§ **Source records**
####################
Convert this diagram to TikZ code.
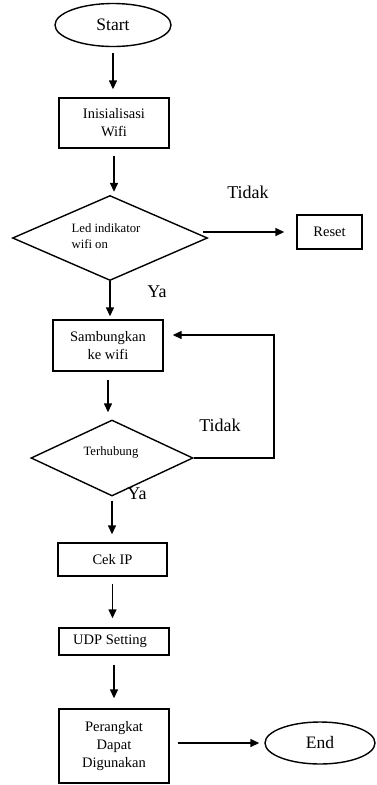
\documentclass[tikz,border=0pt]{standalone}
\usepackage{fontspec}
\setmainfont{Liberation Serif}
\usetikzlibrary{shapes.geometric,arrows.meta}
\begin{document}
\begin{tikzpicture}[x=1pt,y=-1pt,
  line width=1.4pt,
  proc/.style={draw, rectangle, inner sep=0pt, align=center, font=\fontsize{14.5}{18}\selectfont},
  term/.style={draw, ellipse, inner sep=0pt, font=\fontsize{17.5}{20}\selectfont},
  dec/.style={draw, diamond, inner sep=0pt, align=left, font=\fontsize{12.7}{16}\selectfont},
  lbl/.style={font=\fontsize{18}{20}\selectfont, inner sep=0pt},
  arr/.style={-{Triangle[length=9pt,width=8pt]}, line width=1.4pt}]
\useasboundingbox (0,0) rectangle (376,785);
\node[term, minimum width=116pt, minimum height=43pt] (start) at (113,25) {Start};
\node[proc, minimum width=110pt, minimum height=50pt] (init) at (114,123) {Inisialisasi\\Wifi};
\node[dec, minimum width=195pt, minimum height=85pt] (d1) at (110,238) {};
\node[align=left, font=\fontsize{12.7}{16}\selectfont, inner sep=0pt] (d1t) at (106,236) {Led indikator\\wifi on};
\node[proc, minimum width=65pt, minimum height=34pt] (reset) at (329.5,232) {Reset};
\node[proc, minimum width=110pt, minimum height=51pt] (samb) at (108,345.5) {Sambungkan\\ke wifi};
\node[dec, minimum width=162pt, minimum height=76pt] (d2) at (112,458) {};
\node[font=\fontsize{12.7}{16}\selectfont, inner sep=0pt] (d2t) at (111,452) {Terhubung};
\node[proc, minimum width=109pt, minimum height=33pt] (cek) at (112.5,559.5) {Cek IP};
\node[proc, minimum width=110pt, minimum height=27pt] (udp) at (114,641.5) {UDP Setting\hspace{8pt}};
\node[proc, minimum width=110pt, minimum height=74pt] (per) at (114,746) {Perangkat\\Dapat\\Digunakan};
\node[term, minimum width=110pt, minimum height=42pt] (end) at (320,743) {End};
\node[lbl] (t1) at (248,192) {Tidak};
\node[lbl] (y1) at (157,292) {Ya};
\node[lbl] (t2) at (220,425) {Tidak};
\node[lbl] (y2) at (137,494) {Ya};
\coordinate (loopc) at (274,335);
\draw[arr, shorten <=6pt, shorten >=8pt] (start.south) -- (start.south |- init.north);
\draw[arr, shorten <=7pt, shorten >=3pt] (init.south) -- (init.south |- d1.north);
\draw[arr, shorten >=3pt] (d1.south) -- (d1.south |- samb.north);
\draw[arr, shorten <=8pt, shorten >=7pt] (samb.south) -- (samb.south |- d2.north);
\draw[arr, shorten <=4pt, shorten >=8pt] (d2.south) -- (d2.south |- cek.north);
\draw[arr, shorten <=7pt, shorten >=9pt] (cek.south) -- (cek.south |- udp.north);
\draw[arr, shorten <=9pt, shorten >=10pt] (udp.south) -- (udp.south |- per.north);
\draw[arr, shorten <=8pt, shorten >=5pt] (per.east |- end) -- (end.west);
\draw[arr, shorten >=12pt] ([xshift=-5pt]d1.east |- reset) -- (reset.west);
\draw[arr] (d2.east) -| (loopc) -- ([xshift=9pt]samb.east |- loopc);
\end{tikzpicture}
\end{document}
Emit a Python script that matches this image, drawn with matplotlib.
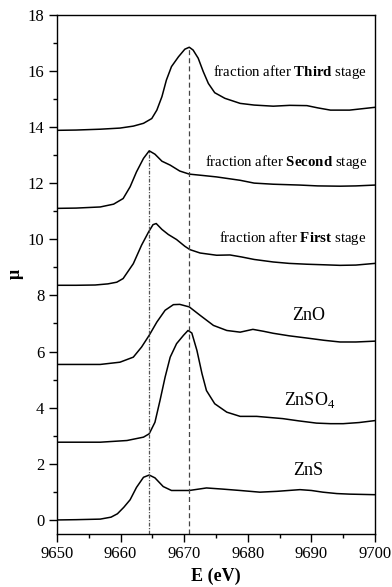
####################
§ **Aim**
Make an exact copy of the data above, pictures excluded.

§ **Correct response**
Convert this diagram to TikZ code.
\documentclass[tikz,border=0pt]{standalone}
\usepackage{fontspec}
\setmainfont{Liberation Serif}
\usetikzlibrary{shapes.geometric,arrows.meta}
\begin{document}
\begin{tikzpicture}[x=1pt,y=-1pt,
  line width=1.4pt,
  proc/.style={draw, rectangle, inner sep=0pt, align=center, font=\fontsize{14.5}{18}\selectfont},
  term/.style={draw, ellipse, inner sep=0pt, font=\fontsize{17.5}{20}\selectfont},
  dec/.style={draw, diamond, inner sep=0pt, align=left, font=\fontsize{12.7}{16}\selectfont},
  lbl/.style={font=\fontsize{18}{20}\selectfont, inner sep=0pt},
  arr/.style={-{Triangle[length=9pt,width=8pt]}, line width=1.4pt}]
\useasboundingbox (0,0) rectangle (376,785);
\node[term, minimum width=116pt, minimum height=43pt] (start) at (113,25) {Start};
\node[proc, minimum width=110pt, minimum height=50pt] (init) at (114,123) {Inisialisasi\\Wifi};
\node[dec, minimum width=195pt, minimum height=85pt] (d1) at (110,238) {};
\node[align=left, font=\fontsize{12.7}{16}\selectfont, inner sep=0pt] (d1t) at (106,236) {Led indikator\\wifi on};
\node[proc, minimum width=65pt, minimum height=34pt] (reset) at (329.5,232) {Reset};
\node[proc, minimum width=110pt, minimum height=51pt] (samb) at (108,345.5) {Sambungkan\\ke wifi};
\node[dec, minimum width=162pt, minimum height=76pt] (d2) at (112,458) {};
\node[font=\fontsize{12.7}{16}\selectfont, inner sep=0pt] (d2t) at (111,452) {Terhubung};
\node[proc, minimum width=109pt, minimum height=33pt] (cek) at (112.5,559.5) {Cek IP};
\node[proc, minimum width=110pt, minimum height=27pt] (udp) at (114,641.5) {UDP Setting\hspace{8pt}};
\node[proc, minimum width=110pt, minimum height=74pt] (per) at (114,746) {Perangkat\\Dapat\\Digunakan};
\node[term, minimum width=110pt, minimum height=42pt] (end) at (320,743) {End};
\node[lbl] (t1) at (248,192) {Tidak};
\node[lbl] (y1) at (157,292) {Ya};
\node[lbl] (t2) at (220,425) {Tidak};
\node[lbl] (y2) at (137,494) {Ya};
\coordinate (loopc) at (274,335);
\draw[arr, shorten <=6pt, shorten >=8pt] (start.south) -- (start.south |- init.north);
\draw[arr, shorten <=7pt, shorten >=3pt] (init.south) -- (init.south |- d1.north);
\draw[arr, shorten >=3pt] (d1.south) -- (d1.south |- samb.north);
\draw[arr, shorten <=8pt, shorten >=7pt] (samb.south) -- (samb.south |- d2.north);
\draw[arr, shorten <=4pt, shorten >=8pt] (d2.south) -- (d2.south |- cek.north);
\draw[arr, shorten <=7pt, shorten >=9pt] (cek.south) -- (cek.south |- udp.north);
\draw[arr, shorten <=9pt, shorten >=10pt] (udp.south) -- (udp.south |- per.north);
\draw[arr, shorten <=8pt, shorten >=5pt] (per.east |- end) -- (end.west);
\draw[arr, shorten >=12pt] ([xshift=-5pt]d1.east |- reset) -- (reset.west);
\draw[arr] (d2.east) -| (loopc) -- ([xshift=9pt]samb.east |- loopc);
\end{tikzpicture}
\end{document}
Emit a Python script that matches this image, drawn with matplotlib.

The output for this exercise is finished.